▶ **JOB**: Return the listing below exactly, with the pictures dropped.

====

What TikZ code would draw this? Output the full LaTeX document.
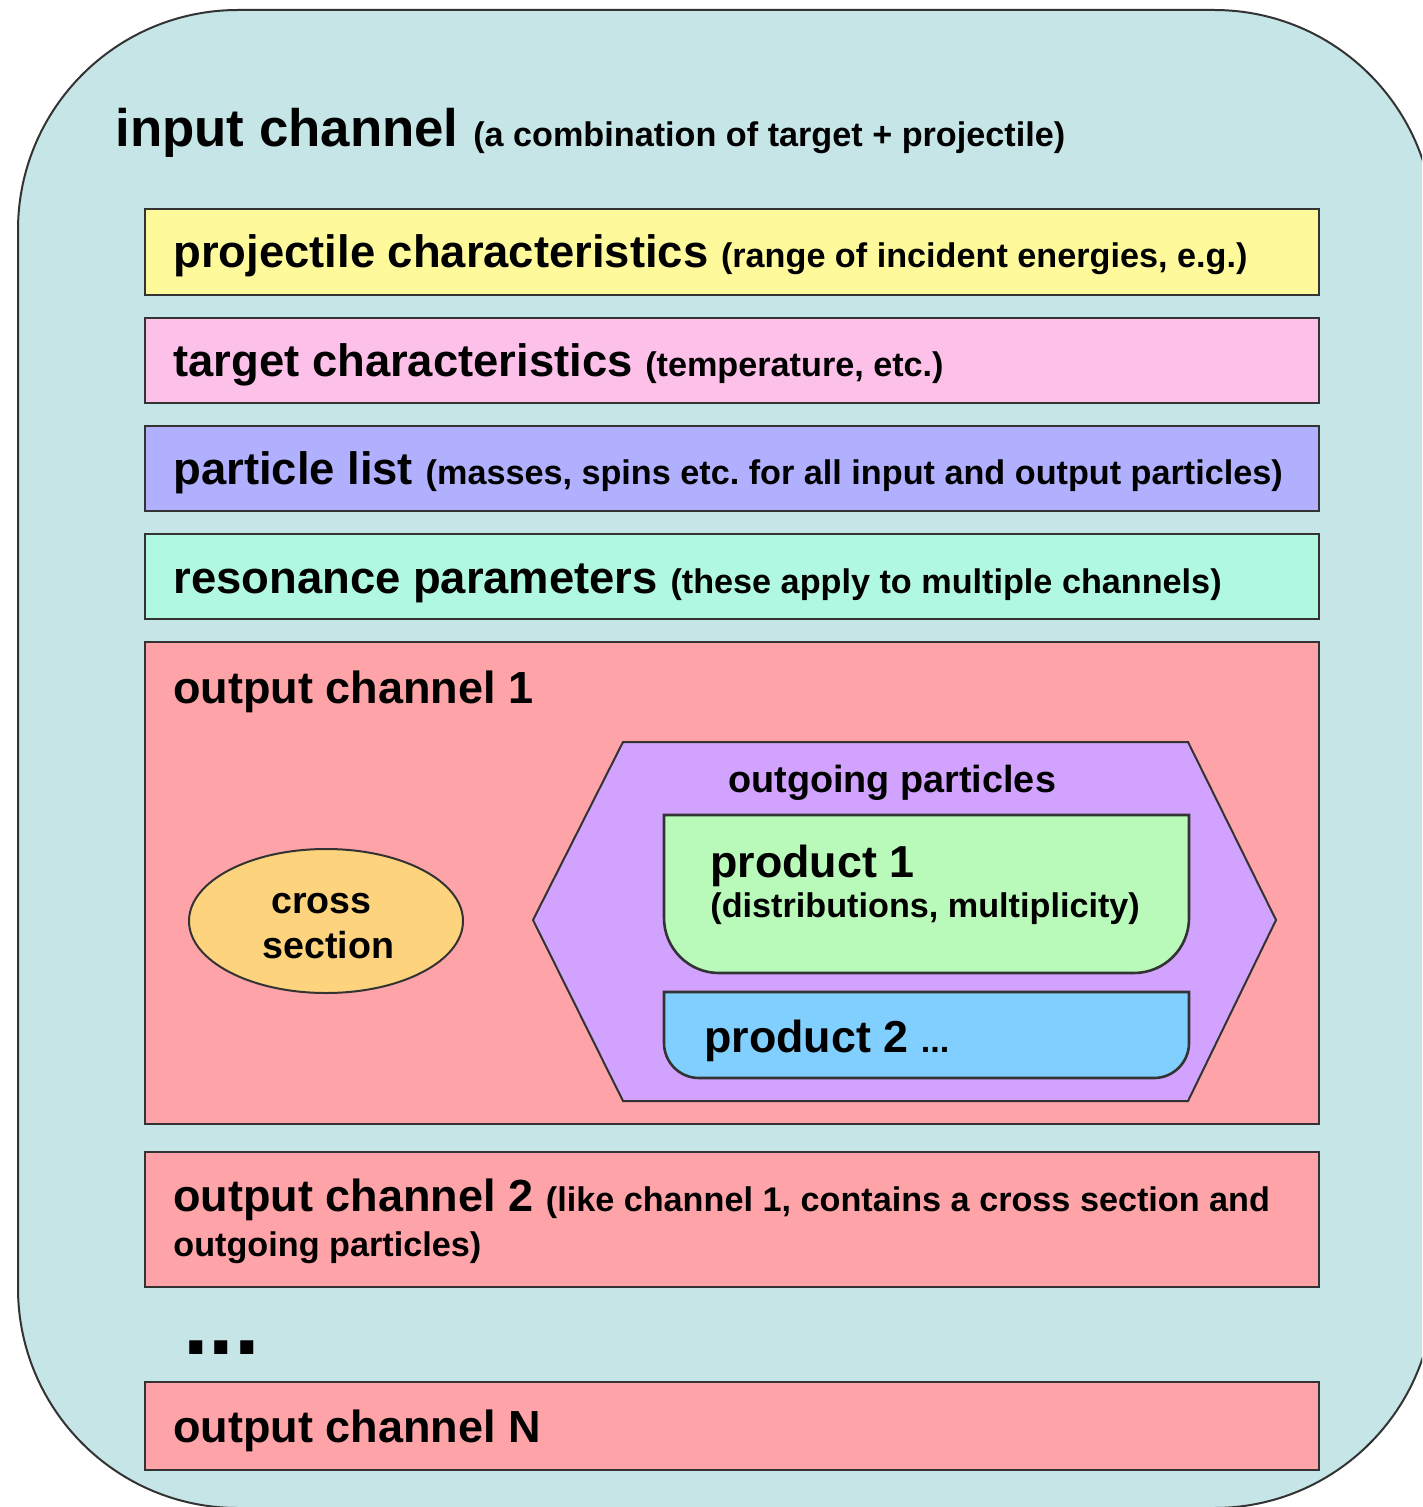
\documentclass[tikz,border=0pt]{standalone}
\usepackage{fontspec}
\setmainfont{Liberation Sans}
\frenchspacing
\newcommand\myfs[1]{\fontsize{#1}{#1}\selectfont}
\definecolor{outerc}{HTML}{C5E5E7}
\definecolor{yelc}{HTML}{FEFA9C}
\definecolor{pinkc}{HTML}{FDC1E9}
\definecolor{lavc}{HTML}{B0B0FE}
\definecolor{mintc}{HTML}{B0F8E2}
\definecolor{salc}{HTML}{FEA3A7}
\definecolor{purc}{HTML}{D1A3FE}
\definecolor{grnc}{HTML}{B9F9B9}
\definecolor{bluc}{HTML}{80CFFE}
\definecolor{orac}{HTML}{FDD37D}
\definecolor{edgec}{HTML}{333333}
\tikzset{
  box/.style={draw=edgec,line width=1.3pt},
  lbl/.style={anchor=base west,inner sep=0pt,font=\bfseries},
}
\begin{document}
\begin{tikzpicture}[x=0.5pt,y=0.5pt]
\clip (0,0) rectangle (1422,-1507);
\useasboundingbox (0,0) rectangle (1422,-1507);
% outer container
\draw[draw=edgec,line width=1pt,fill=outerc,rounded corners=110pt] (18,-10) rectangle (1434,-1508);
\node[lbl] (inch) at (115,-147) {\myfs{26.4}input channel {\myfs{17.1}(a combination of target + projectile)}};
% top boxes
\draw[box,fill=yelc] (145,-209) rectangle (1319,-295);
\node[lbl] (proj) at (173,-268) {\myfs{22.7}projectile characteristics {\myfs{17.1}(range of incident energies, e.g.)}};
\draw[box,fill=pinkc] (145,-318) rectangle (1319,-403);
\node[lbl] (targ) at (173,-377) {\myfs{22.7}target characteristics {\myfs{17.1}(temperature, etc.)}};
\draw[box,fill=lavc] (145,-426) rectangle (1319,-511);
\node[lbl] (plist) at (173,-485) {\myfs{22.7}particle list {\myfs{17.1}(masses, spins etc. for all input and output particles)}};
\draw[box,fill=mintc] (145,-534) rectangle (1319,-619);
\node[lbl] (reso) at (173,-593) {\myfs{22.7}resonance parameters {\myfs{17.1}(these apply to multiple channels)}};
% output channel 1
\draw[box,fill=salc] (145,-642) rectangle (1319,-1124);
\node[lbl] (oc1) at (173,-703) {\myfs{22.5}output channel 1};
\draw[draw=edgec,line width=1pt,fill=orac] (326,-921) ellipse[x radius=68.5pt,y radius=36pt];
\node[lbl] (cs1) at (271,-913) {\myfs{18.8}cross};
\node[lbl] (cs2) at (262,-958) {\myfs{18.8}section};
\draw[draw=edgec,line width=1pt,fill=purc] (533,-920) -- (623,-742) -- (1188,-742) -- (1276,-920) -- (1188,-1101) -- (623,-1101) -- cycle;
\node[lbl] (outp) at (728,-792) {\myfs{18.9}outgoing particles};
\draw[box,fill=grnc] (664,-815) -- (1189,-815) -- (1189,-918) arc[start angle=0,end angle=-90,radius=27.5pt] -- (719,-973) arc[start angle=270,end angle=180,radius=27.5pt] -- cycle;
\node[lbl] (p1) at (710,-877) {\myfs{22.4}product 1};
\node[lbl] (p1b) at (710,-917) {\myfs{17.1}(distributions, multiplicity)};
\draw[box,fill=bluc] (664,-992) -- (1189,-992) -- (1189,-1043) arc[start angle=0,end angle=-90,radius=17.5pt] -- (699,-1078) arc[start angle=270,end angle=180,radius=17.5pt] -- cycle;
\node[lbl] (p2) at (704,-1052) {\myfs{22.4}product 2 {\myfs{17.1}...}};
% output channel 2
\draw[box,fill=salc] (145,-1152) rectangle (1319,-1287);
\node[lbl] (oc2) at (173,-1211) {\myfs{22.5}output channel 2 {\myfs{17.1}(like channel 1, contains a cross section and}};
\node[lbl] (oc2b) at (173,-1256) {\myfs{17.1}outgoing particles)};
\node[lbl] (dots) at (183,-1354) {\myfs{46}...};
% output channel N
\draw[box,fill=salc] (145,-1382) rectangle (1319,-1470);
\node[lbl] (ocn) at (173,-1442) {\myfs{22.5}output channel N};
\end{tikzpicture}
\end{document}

====

▶ **FINAL RESULT**:
What TikZ code would draw this? Output the full LaTeX document.
\documentclass[tikz,border=0pt]{standalone}
\usepackage{fontspec}
\setmainfont{Liberation Sans}
\frenchspacing
\newcommand\myfs[1]{\fontsize{#1}{#1}\selectfont}
\definecolor{outerc}{HTML}{C5E5E7}
\definecolor{yelc}{HTML}{FEFA9C}
\definecolor{pinkc}{HTML}{FDC1E9}
\definecolor{lavc}{HTML}{B0B0FE}
\definecolor{mintc}{HTML}{B0F8E2}
\definecolor{salc}{HTML}{FEA3A7}
\definecolor{purc}{HTML}{D1A3FE}
\definecolor{grnc}{HTML}{B9F9B9}
\definecolor{bluc}{HTML}{80CFFE}
\definecolor{orac}{HTML}{FDD37D}
\definecolor{edgec}{HTML}{333333}
\tikzset{
  box/.style={draw=edgec,line width=1.3pt},
  lbl/.style={anchor=base west,inner sep=0pt,font=\bfseries},
}
\begin{document}
\begin{tikzpicture}[x=0.5pt,y=0.5pt]
\clip (0,0) rectangle (1422,-1507);
\useasboundingbox (0,0) rectangle (1422,-1507);
% outer container
\draw[draw=edgec,line width=1pt,fill=outerc,rounded corners=110pt] (18,-10) rectangle (1434,-1508);
\node[lbl] (inch) at (115,-147) {\myfs{26.4}input channel {\myfs{17.1}(a combination of target + projectile)}};
% top boxes
\draw[box,fill=yelc] (145,-209) rectangle (1319,-295);
\node[lbl] (proj) at (173,-268) {\myfs{22.7}projectile characteristics {\myfs{17.1}(range of incident energies, e.g.)}};
\draw[box,fill=pinkc] (145,-318) rectangle (1319,-403);
\node[lbl] (targ) at (173,-377) {\myfs{22.7}target characteristics {\myfs{17.1}(temperature, etc.)}};
\draw[box,fill=lavc] (145,-426) rectangle (1319,-511);
\node[lbl] (plist) at (173,-485) {\myfs{22.7}particle list {\myfs{17.1}(masses, spins etc. for all input and output particles)}};
\draw[box,fill=mintc] (145,-534) rectangle (1319,-619);
\node[lbl] (reso) at (173,-593) {\myfs{22.7}resonance parameters {\myfs{17.1}(these apply to multiple channels)}};
% output channel 1
\draw[box,fill=salc] (145,-642) rectangle (1319,-1124);
\node[lbl] (oc1) at (173,-703) {\myfs{22.5}output channel 1};
\draw[draw=edgec,line width=1pt,fill=orac] (326,-921) ellipse[x radius=68.5pt,y radius=36pt];
\node[lbl] (cs1) at (271,-913) {\myfs{18.8}cross};
\node[lbl] (cs2) at (262,-958) {\myfs{18.8}section};
\draw[draw=edgec,line width=1pt,fill=purc] (533,-920) -- (623,-742) -- (1188,-742) -- (1276,-920) -- (1188,-1101) -- (623,-1101) -- cycle;
\node[lbl] (outp) at (728,-792) {\myfs{18.9}outgoing particles};
\draw[box,fill=grnc] (664,-815) -- (1189,-815) -- (1189,-918) arc[start angle=0,end angle=-90,radius=27.5pt] -- (719,-973) arc[start angle=270,end angle=180,radius=27.5pt] -- cycle;
\node[lbl] (p1) at (710,-877) {\myfs{22.4}product 1};
\node[lbl] (p1b) at (710,-917) {\myfs{17.1}(distributions, multiplicity)};
\draw[box,fill=bluc] (664,-992) -- (1189,-992) -- (1189,-1043) arc[start angle=0,end angle=-90,radius=17.5pt] -- (699,-1078) arc[start angle=270,end angle=180,radius=17.5pt] -- cycle;
\node[lbl] (p2) at (704,-1052) {\myfs{22.4}product 2 {\myfs{17.1}...}};
% output channel 2
\draw[box,fill=salc] (145,-1152) rectangle (1319,-1287);
\node[lbl] (oc2) at (173,-1211) {\myfs{22.5}output channel 2 {\myfs{17.1}(like channel 1, contains a cross section and}};
\node[lbl] (oc2b) at (173,-1256) {\myfs{17.1}outgoing particles)};
\node[lbl] (dots) at (183,-1354) {\myfs{46}...};
% output channel N
\draw[box,fill=salc] (145,-1382) rectangle (1319,-1470);
\node[lbl] (ocn) at (173,-1442) {\myfs{22.5}output channel N};
\end{tikzpicture}
\end{document}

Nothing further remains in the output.